Set task: Exactly the lines from the line containing "Write the Bokeh code for this chart." through the line containing "sx, sy = 53.0, 49.5" are to be echoed, with both included and pictures left out.

Raw records:
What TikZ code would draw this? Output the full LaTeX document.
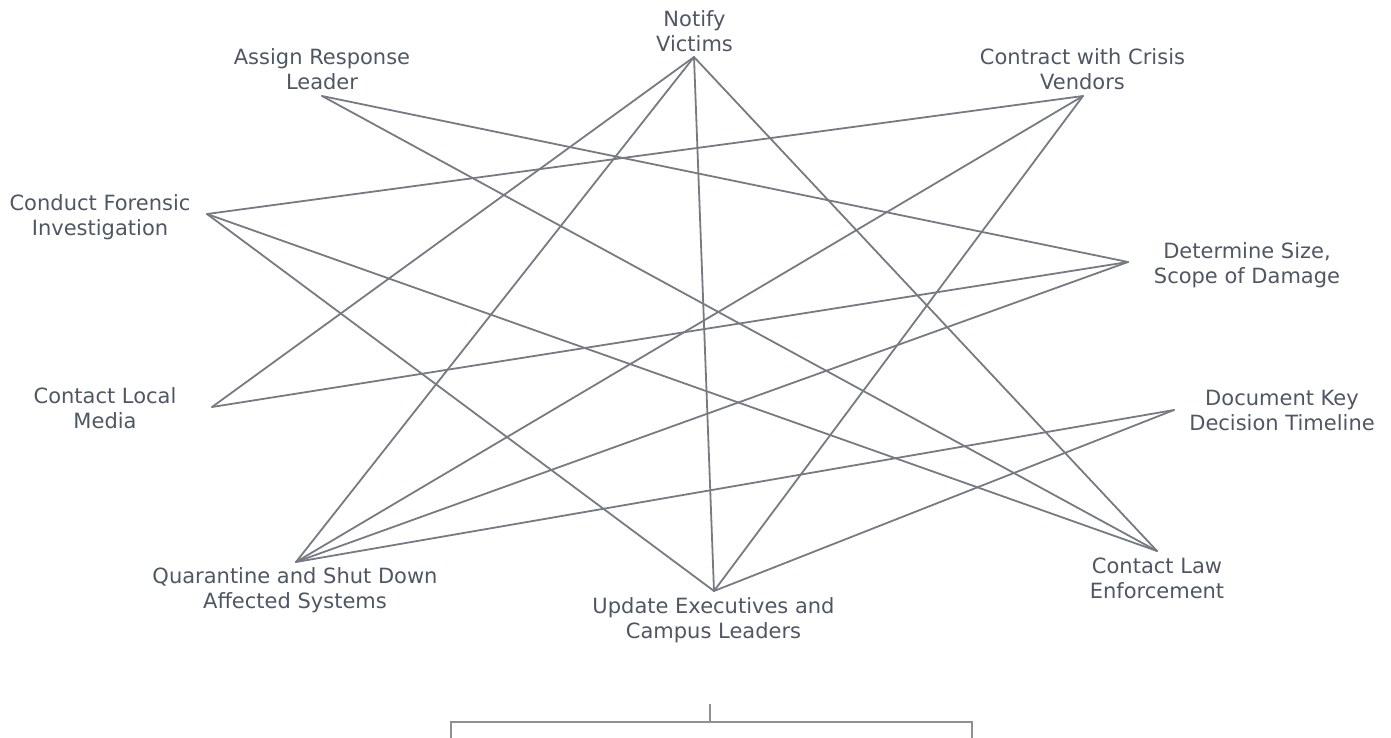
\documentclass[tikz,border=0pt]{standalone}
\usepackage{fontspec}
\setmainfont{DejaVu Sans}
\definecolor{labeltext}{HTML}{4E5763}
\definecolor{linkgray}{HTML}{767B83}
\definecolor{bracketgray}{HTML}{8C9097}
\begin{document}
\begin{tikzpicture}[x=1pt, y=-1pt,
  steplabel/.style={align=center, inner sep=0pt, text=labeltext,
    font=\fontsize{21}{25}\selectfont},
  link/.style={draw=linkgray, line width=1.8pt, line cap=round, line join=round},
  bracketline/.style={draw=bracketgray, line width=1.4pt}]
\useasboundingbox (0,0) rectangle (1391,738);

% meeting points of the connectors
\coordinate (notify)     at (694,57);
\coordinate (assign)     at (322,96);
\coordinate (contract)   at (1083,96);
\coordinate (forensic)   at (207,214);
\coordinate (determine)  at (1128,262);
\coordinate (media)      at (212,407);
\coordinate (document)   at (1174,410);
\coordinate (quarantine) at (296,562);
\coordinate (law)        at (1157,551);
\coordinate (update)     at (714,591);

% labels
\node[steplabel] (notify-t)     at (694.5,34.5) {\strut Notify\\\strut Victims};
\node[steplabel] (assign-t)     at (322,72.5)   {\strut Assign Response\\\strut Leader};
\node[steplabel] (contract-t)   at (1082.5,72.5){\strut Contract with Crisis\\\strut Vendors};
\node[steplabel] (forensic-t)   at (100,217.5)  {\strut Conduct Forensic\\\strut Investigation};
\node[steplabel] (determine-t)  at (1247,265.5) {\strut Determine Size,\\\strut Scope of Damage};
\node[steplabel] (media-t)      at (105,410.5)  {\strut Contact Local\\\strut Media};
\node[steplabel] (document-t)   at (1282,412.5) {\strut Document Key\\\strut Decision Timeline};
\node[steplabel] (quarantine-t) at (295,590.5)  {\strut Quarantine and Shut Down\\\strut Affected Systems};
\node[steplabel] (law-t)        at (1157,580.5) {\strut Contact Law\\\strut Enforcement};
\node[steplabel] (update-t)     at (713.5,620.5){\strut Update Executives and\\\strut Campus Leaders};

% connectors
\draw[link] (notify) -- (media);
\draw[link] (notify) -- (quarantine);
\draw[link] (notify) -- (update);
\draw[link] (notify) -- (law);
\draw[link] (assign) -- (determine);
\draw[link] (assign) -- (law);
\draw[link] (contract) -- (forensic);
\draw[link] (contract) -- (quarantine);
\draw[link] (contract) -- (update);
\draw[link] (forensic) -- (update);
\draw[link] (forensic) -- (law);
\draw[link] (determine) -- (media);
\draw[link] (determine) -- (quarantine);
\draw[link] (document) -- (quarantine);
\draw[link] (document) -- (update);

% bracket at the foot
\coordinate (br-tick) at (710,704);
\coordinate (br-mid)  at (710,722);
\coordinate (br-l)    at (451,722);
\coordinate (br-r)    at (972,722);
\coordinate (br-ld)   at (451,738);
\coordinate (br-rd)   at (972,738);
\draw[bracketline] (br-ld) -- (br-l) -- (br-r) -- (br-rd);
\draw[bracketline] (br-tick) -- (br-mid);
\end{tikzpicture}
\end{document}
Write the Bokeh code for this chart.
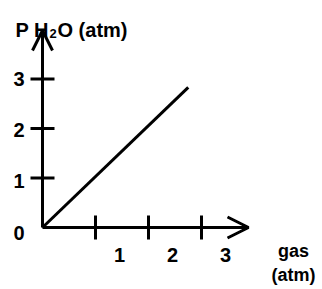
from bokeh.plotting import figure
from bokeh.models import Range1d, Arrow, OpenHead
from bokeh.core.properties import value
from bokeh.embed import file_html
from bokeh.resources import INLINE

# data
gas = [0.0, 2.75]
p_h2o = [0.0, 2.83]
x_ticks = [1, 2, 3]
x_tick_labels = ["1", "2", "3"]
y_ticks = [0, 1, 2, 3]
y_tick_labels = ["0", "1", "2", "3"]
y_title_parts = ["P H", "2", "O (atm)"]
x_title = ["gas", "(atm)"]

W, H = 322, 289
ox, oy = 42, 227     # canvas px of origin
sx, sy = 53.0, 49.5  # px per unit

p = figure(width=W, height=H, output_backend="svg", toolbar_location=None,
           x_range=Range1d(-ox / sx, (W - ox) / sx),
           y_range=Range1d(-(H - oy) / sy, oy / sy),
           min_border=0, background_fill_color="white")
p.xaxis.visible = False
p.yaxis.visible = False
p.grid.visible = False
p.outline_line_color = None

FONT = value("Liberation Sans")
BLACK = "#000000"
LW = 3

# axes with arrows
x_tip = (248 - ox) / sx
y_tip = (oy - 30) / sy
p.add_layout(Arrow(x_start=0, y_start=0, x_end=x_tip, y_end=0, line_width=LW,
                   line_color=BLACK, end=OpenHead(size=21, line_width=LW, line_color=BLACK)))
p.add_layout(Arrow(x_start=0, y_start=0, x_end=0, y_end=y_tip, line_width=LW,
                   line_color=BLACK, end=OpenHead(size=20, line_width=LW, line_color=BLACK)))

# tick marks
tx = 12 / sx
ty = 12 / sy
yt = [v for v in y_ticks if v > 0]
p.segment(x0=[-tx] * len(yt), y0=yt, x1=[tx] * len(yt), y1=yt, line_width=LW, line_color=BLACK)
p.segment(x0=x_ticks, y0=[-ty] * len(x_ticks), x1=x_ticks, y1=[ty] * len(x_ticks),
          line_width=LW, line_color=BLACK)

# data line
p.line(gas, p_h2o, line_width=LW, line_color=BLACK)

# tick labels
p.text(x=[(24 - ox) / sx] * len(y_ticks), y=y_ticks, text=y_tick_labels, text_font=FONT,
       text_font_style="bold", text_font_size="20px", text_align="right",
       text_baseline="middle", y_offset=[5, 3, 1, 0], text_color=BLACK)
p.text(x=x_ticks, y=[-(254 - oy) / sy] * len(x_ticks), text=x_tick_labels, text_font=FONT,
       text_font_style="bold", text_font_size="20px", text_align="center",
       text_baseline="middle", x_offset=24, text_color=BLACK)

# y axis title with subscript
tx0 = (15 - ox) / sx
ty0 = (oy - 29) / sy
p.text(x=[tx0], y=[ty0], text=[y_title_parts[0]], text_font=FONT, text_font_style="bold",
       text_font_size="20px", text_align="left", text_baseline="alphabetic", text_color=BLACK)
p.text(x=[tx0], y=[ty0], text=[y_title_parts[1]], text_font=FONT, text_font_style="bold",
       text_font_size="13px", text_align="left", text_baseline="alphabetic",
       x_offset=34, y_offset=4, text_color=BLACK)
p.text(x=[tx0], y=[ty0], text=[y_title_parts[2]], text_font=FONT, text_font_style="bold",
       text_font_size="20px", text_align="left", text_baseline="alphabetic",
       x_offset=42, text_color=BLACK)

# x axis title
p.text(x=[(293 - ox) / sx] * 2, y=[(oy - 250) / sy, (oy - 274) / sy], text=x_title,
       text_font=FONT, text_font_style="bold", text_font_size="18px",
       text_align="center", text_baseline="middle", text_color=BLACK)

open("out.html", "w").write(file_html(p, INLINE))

Expected output:
Write the Bokeh code for this chart.
from bokeh.plotting import figure
from bokeh.models import Range1d, Arrow, OpenHead
from bokeh.core.properties import value
from bokeh.embed import file_html
from bokeh.resources import INLINE

# data
gas = [0.0, 2.75]
p_h2o = [0.0, 2.83]
x_ticks = [1, 2, 3]
x_tick_labels = ["1", "2", "3"]
y_ticks = [0, 1, 2, 3]
y_tick_labels = ["0", "1", "2", "3"]
y_title_parts = ["P H", "2", "O (atm)"]
x_title = ["gas", "(atm)"]

W, H = 322, 289
ox, oy = 42, 227     # canvas px of origin
sx, sy = 53.0, 49.5  # px per unit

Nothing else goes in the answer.